The Nasdaq dropped 0.5%, while the S&P 500 lost 0.2%. The Dow Jones industrial average rose 0.2%. The small cap Russell 2000 shaved off 0.3%.
Cisco stopped short of its 50-day line amid Thursday’s harsh sell-off and rose moderately midday Friday.
Cisco’s relative strength line is at a 52-week high. The RS line measures a stock’s performance vs. the S&P 500.
Analysts expect Cisco to grow earnings 8% in fiscal 2018 ending in July. That would be the best pop in five years.
On the negative side, Apple struggled to a small gain Friday but remained below its 50-day line.
Apple’s RS line hit a high in November but has been sagging since then.
The Street expects Apple to grow earnings 25% in fiscal 2018 ending in September. A 25% increase would be Apple’s best annual performance in three years.

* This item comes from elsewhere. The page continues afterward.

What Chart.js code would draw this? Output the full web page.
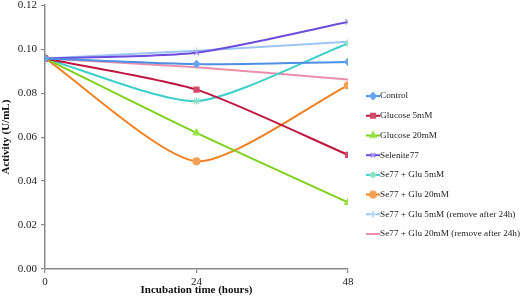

So far this year, Cisco has outperformed Apple. Cisco stock is up 12.5% vs. a 1% drop for Apple. The 12.5% year-to-date gain for Cisco is the best in the 30-component Dow Jones industrial average.
The stock market has had plenty of uncertainty to deal with this month.
In early March Trump slapped tariffs on steel and aluminum imports, though exempting Canada and Mexico. On Thursday, Trump tagged China for more tariffs. Friday the president tweeted a threat to veto the congressional spending bill but later reversed his stance and signed the bill.
Without passage, a government shutdown would’ve begun Saturday.
The tariffs probably constitute the biggest threat to the economy and the stock market. Tariffs are seldom a one-and-done deal. Other countries can respond with their own tariffs, creating a cycle of continued uncertainty.
Durable goods orders for February delivered a welcome surprise, rising 3.1% month to month vs. views for 1.7%. Year over year, new orders jumped 8.9%.
New home sales in February struck 618,000, just under the consensus estimate of 620,000. The homebuilder stock group initially rose 2.% but then reversed to a 0.5% gain.
Breakouts Hard To Find
Breakouts were scarce Friday. Industrial supplier DXP Enterprises (DXPE) rose 2% in heavy volume, two days after reporting earnings that stomped estimates. Quarterly earnings rolled in at 36 cents a share vs. views for 7 cents, according to William O’Neil + Co.
DXP is thinly traded, turning about 135,000 shares daily.